Keep your business safe and secure

  • 25 Jul 2022

Written by: Matthew Holliday, Director of Approval Schemes, National Security Inspectorate

The daily security risks posed to small businesses, and those who own and manage them, can range from thefts and burglaries of premises, through to vandalism, arson and criminal damage. The consequences of incidents like these are wide-ranging, potentially affecting premises and equipment e.g. loss of stock and business interruption, with longer-term implications for insurance cover, staff morale and retention.

Cost-efficient, operationally effective and procedurally compliant site security measures should be a paramount consideration for small business owners and managers. They are tangible investments in your business. By demonstrating how seriously you take these risks, and what you are doing to address them, your employees should value such an honest and proactive stance. Staff are also more likely to use security systems properly if they understand and appreciate them.

Actions including the installation of electronic security systems play an important role in visually deterring wrongdoing, as prevention is better than cure. But effectively specified, professionally installed and properly maintained equipment will also subsequently provide protection, should an incident occur, enabling detection and response to deal with it and minimise any impact.

Risk assessment

The first recommended step in specifying appropriate measures to protect your business is a risk assessment, which should be based on operational needs and specific security risks. Some of the guiding factors include the nature, size and geographic location of your business. These considerations will help to effectively safeguard staff, customers and other site visitors, as well as the premises and its contents.

Adopting the castle analogy, in which for example physical perimeter defences such as bollards, locks and shop-front shutters are combined with electronic measures including detection-activated closed circuit (CCTV) surveillance cameras, should provide both deterrence and an external layer of protection.

Intrusion alarms

Police alarm response can only be initiated following a confirmed incident involving the activation of an intruder security alarm system complying with national police policy requirements covering England, Wales and Northern Ireland; similar arrangements also apply in Scotland. This includes remote signalling systems monitored by third-party approved Alarm Receiving Centres (ARCs) and Remote Video Response Centres.

Changes introduced last year to BS 8243 (covering the design, installation and configuration of intruder and hold-up alarm systems designed to generate confirmed alarm conditions) now place an equal focus on visual confirmation alongside traditional methods, which may in turn offer fewer false alarms and be more appropriate in some situations.

The systems and services provided by the installing company, and the ARC, must be certified by a United Kingdom Accreditation Service (UKAS)-accredited certification body such as the National Security Inspectorate.

Once various conditions are fulfilled an application can be made to the police for the system to be issued with a Unique Reference Number (URN).

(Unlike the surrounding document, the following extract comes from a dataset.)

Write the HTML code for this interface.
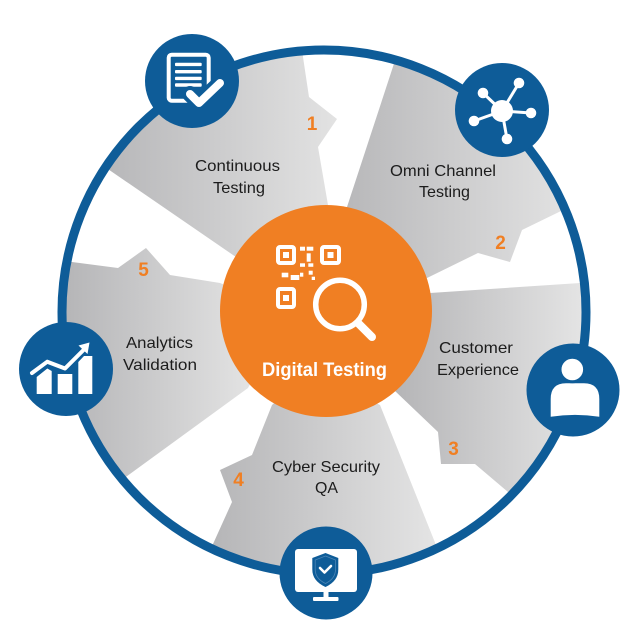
<!DOCTYPE html>
<html>
<head>
<meta charset="utf-8">
<style>
  html,body{margin:0;padding:0;background:#fff;}
  svg{display:block;}
  .lbl{font-family:"Liberation Sans",sans-serif;font-size:16px;fill:#1c1c1c;}
  .num{font-family:"Liberation Sans",sans-serif;font-size:19px;font-weight:bold;fill:#f07f23;}
</style>
</head>
<body>
<svg width="639" height="644" viewBox="0 0 639 644" xmlns="http://www.w3.org/2000/svg">
  <defs>
    <clipPath id="ringclip"><circle cx="324" cy="312" r="262"/></clipPath>
    <linearGradient id="g1" gradientUnits="userSpaceOnUse" x1="100" y1="0" x2="335" y2="0">
      <stop offset="0" stop-color="#b6b6b8"/><stop offset="1" stop-color="#e2e2e2"/>
    </linearGradient>
    <linearGradient id="g2" gradientUnits="userSpaceOnUse" x1="335" y1="0" x2="590" y2="0">
      <stop offset="0" stop-color="#b6b6b8"/><stop offset="1" stop-color="#e6e6e6"/>
    </linearGradient>
    <linearGradient id="g3" gradientUnits="userSpaceOnUse" x1="400" y1="0" x2="590" y2="0">
      <stop offset="0" stop-color="#b6b6b8"/><stop offset="1" stop-color="#e6e6e6"/>
    </linearGradient>
    <linearGradient id="g4" gradientUnits="userSpaceOnUse" x1="205" y1="0" x2="445" y2="0">
      <stop offset="0" stop-color="#b4b4b6"/><stop offset="1" stop-color="#e6e6e6"/>
    </linearGradient>
    <linearGradient id="g5" gradientUnits="userSpaceOnUse" x1="60" y1="0" x2="255" y2="0">
      <stop offset="0" stop-color="#b4b4b6"/><stop offset="1" stop-color="#e4e4e4"/>
    </linearGradient>
  </defs>

  <!-- Petals -->
  <g clip-path="url(#ringclip)">
    <polygon fill="url(#g1)" points="300,300 233,255 70,143 70,15 299,15 303,57 309,97 337,119 318,147 328,205 326,260"/>
    <polygon fill="url(#g2)" points="330,260 347,207 405,30 625,30 625,172 600,192 559,212 522,230 510,262 478,253 427,278 380,290"/>
    <polygon fill="url(#g3)" points="360,300 430,293 625,280 625,560 540,519 508,492 475,464 441,464 438,432 395,391 360,340"/>
    <polygon fill="url(#g4)" points="330,380 380,405 450,580 450,640 195,640 200,573 213,544 232,502 220,470 252,455 272,405 300,380"/>
    <polygon fill="url(#g5)" points="280,330 248,388 90,503 15,503 15,258 40,258 72,262 118,268 146,248 170,275 220,283 260,300"/>
  </g>

  <!-- Outer ring -->
  <circle cx="324" cy="312" r="262" fill="none" stroke="#0e5c98" stroke-width="9"/>

  <!-- Center orange circle -->
  <circle cx="326" cy="311" r="106" fill="#f07f23"/>

  <!-- QR + magnifier icon -->
  <g fill="#fff">
    <rect x="278" y="247" width="16" height="16" rx="2" fill="none" stroke="#fff" stroke-width="4"/>
    <rect x="283" y="252" width="6" height="6"/>
    <rect x="322" y="247" width="17" height="16" rx="2" fill="none" stroke="#fff" stroke-width="4"/>
    <rect x="327.5" y="252" width="6" height="6"/>
    <rect x="278" y="289" width="16" height="18" rx="2" fill="none" stroke="#fff" stroke-width="4"/>
    <rect x="283" y="295" width="6" height="6"/>
    <rect x="300" y="246.7" width="5" height="4"/>
    <rect x="306.7" y="246.7" width="6.6" height="4"/>
    <rect x="306.7" y="253.3" width="4" height="8.4"/>
    <rect x="300" y="263.3" width="5" height="3.5"/>
    <rect x="308.3" y="263.3" width="5" height="3.5"/>
    <rect x="281.7" y="272.7" width="6.6" height="4.6"/>
    <rect x="290.7" y="275" width="8.6" height="5"/>
    <rect x="300" y="272.7" width="3.3" height="4"/>
    <rect x="308.7" y="270.7" width="4" height="4"/>
    <rect x="311.7" y="276.7" width="3.3" height="3.3"/>
  </g>
  <circle cx="340" cy="304.5" r="24.3" fill="none" stroke="#f07f23" stroke-width="11"/>
  <circle cx="340" cy="304.5" r="24.3" fill="none" stroke="#fff" stroke-width="5.5"/>
  <line x1="358" y1="323" x2="372" y2="337" stroke="#fff" stroke-width="8" stroke-linecap="round"/>

  <text x="262" y="376" font-family="Liberation Sans, sans-serif" font-size="19" font-weight="bold" fill="#fff" textLength="125" lengthAdjust="spacingAndGlyphs">Digital Testing</text>

  <!-- Icon circles -->
  <g fill="#0e5c98">
    <circle cx="192" cy="81" r="47"/>
    <circle cx="502" cy="110" r="47"/>
    <circle cx="573" cy="390" r="46.5"/>
    <circle cx="326" cy="573" r="46.5"/>
    <circle cx="66" cy="369" r="47"/>
  </g>

  <!-- Doc icon -->
  <rect x="168.7" y="54.7" width="40" height="46" rx="3" fill="none" stroke="#fff" stroke-width="4"/>
  <g fill="#fff">
    <rect x="175" y="62.7" width="26.7" height="3.4" rx="1"/>
    <rect x="175" y="70" width="26.7" height="3.4" rx="1"/>
    <rect x="175" y="76.7" width="26.7" height="3.4" rx="1"/>
    <rect x="175" y="83.3" width="26.7" height="3.4" rx="1"/>
  </g>
  <polyline points="190,94 199,103 220,83" fill="none" stroke="#0e5c98" stroke-width="16" stroke-linecap="round" stroke-linejoin="round"/>
  <polyline points="190,94 199,103 220,83" fill="none" stroke="#fff" stroke-width="8" stroke-linecap="round" stroke-linejoin="round"/>

  <!-- Network icon -->
  <g stroke="#fff" stroke-width="3">
    <line x1="502" y1="111" x2="519" y2="83"/>
    <line x1="502" y1="111" x2="483" y2="93"/>
    <line x1="502" y1="111" x2="531" y2="113"/>
    <line x1="502" y1="111" x2="474" y2="121"/>
    <line x1="502" y1="111" x2="507" y2="139"/>
  </g>
  <g fill="#fff">
    <circle cx="502" cy="111" r="11"/>
    <circle cx="519" cy="83" r="5.3"/>
    <circle cx="483" cy="93" r="5.3"/>
    <circle cx="531" cy="113" r="5.3"/>
    <circle cx="474" cy="121" r="5.3"/>
    <circle cx="507" cy="139" r="5.3"/>
  </g>

  <!-- Person icon -->
  <path d="M550.7,416.7 L550.7,399 Q550.7,383.3 566,383.3 L584,383.3 Q599.3,383.3 599.3,399 L599.3,416.7 Q575,413 550.7,416.7 Z" fill="#fff"/>
  <circle cx="572.3" cy="369.5" r="12.3" fill="#fff" stroke="#0e5c98" stroke-width="3"/>

  <!-- Monitor icon -->
  <rect x="295" y="549" width="62" height="43" rx="3" fill="#fff"/>
  <rect x="323.5" y="591" width="5" height="7" fill="#fff"/>
  <rect x="313" y="597" width="25.5" height="4" rx="1" fill="#fff"/>
  <path d="M325.5,553 L338.3,558 L338.3,569.5 Q338.3,581 325.5,587 Q312.3,581 312.3,569.5 L312.3,558 Z" fill="#0e5c98"/>
  <path d="M325.5,556 L335.5,560 L335.5,569.5 Q335.5,578.5 325.5,583.5 Q315.2,578.5 315.2,569.5 L315.2,560 Z" fill="none" stroke="#4d86b6" stroke-width="0.8"/>
  <polyline points="320,568 324.5,572.5 331,566" fill="none" stroke="#fff" stroke-width="2.6" stroke-linecap="round" stroke-linejoin="round"/>

  <!-- Chart icon -->
  <g fill="#fff">
    <polygon points="36.7,394 36.7,377 47.3,368.5 51.7,371 51.7,394"/>
    <rect x="57.7" y="374" width="14.6" height="20"/>
    <polygon points="78.3,394 78.3,362 84,356 92.3,356 92.3,394"/>
    <polygon points="89.5,342.5 78.5,345.5 87.5,354"/>
  </g>
  <polyline points="32,373 47.3,361.7 65,368.5 84,349.5" fill="none" stroke="#fff" stroke-width="4" stroke-linejoin="round" stroke-linecap="round"/>

  <!-- Labels -->
  <text class="lbl" x="195" y="171" textLength="85" lengthAdjust="spacingAndGlyphs">Continuous</text>
  <text class="lbl" x="213" y="193" textLength="52" lengthAdjust="spacingAndGlyphs">Testing</text>
  <text class="lbl" x="390" y="176" textLength="106" lengthAdjust="spacingAndGlyphs">Omni Channel</text>
  <text class="lbl" x="419" y="197" textLength="51" lengthAdjust="spacingAndGlyphs">Testing</text>
  <text class="lbl" x="439" y="353" textLength="74" lengthAdjust="spacingAndGlyphs">Customer</text>
  <text class="lbl" x="437" y="375" textLength="82" lengthAdjust="spacingAndGlyphs">Experience</text>
  <text class="lbl" x="272" y="472" textLength="108" lengthAdjust="spacingAndGlyphs">Cyber Security</text>
  <text class="lbl" x="315" y="493" textLength="23" lengthAdjust="spacingAndGlyphs">QA</text>
  <text class="lbl" x="126" y="348" textLength="67" lengthAdjust="spacingAndGlyphs">Analytics</text>
  <text class="lbl" x="123" y="370" textLength="74" lengthAdjust="spacingAndGlyphs">Validation</text>

  <!-- Numbers -->
  <text class="num" x="312" y="130" text-anchor="middle">1</text>
  <text class="num" x="500.5" y="249" text-anchor="middle">2</text>
  <text class="num" x="453.5" y="455" text-anchor="middle">3</text>
  <text class="num" x="238.5" y="486" text-anchor="middle">4</text>
  <text class="num" x="143.5" y="276" text-anchor="middle">5</text>
</svg>
</body>
</html>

This means that if/when an alarm is activated, the ARC will verify the alarm using prescribed confirmation methods before passing on any confirmed alarm to the police, who will duly recognise the system’s URN.



Visual surveillance systems

Small businesses can now take advantage of technological advances to make use of police-compliant video surveillance systems. Their benefits include linking remote monitoring of premises with on-site audio announcements to verbally warn anyone present.

Conforming to recently revised standard BS 8418:2021, they also enable Remote Video Response Centre operators to quickly and easily check whether a detector activation is a genuine security breach and pass any verified incidents on to police for immediate manned response – in line with insurance-related requirements.

Some sites may already benefit from pre-existing security measures, including building intruder alarms. Adding a BS 8418:2021-compliant surveillance system will provide further complementary protection.

Controlling access

Depending on the nature of your business, a variety of access control measures may also assist in protecting premises, both in terms of overall security and segregating specific areas of a building – for example, by safeguarding storage and office use while allowing easier access to other areas.

Door entry mechanisms, for instance, can be standalone devices or networked, as well as being easily interfaced with other systems such as CCTV cameras, e.g. to trigger pre- and post-event recording of a person entering an area using a PIN code, swipe card, proximity token or biometric device such as a fingerprint reader.

Access control equipment’s capabilities are increasingly cost-effective, while embracing new technologies and methods. Accordingly, NSI introduced a 2021 update to its NCP 109 Code of Practice for these systems to help buyers of these systems ensure their specific needs, usability and operating requirements are best met.

This includes important aspects including threat assessment, determination of higher exposure points, expected people flows, means of escape in the event of a fire or security incident, and assessment of the most suitable type of recognition technology.

In conclusion

Small business owners and managers can be reassured that adequately safeguarding their staff, properly protecting their premises and realistically securing equipment including IT systems against external threats is achievable, while also ensuring compliance with insurance policy requirements.

Using a third party-approved/certificated service provider offers confidence that any equipment specified and installed meets the latest standards and best practice. It serves as a demonstrable independent verification of a provider’s competency, assuring their integrity, technical expertise and professionalism.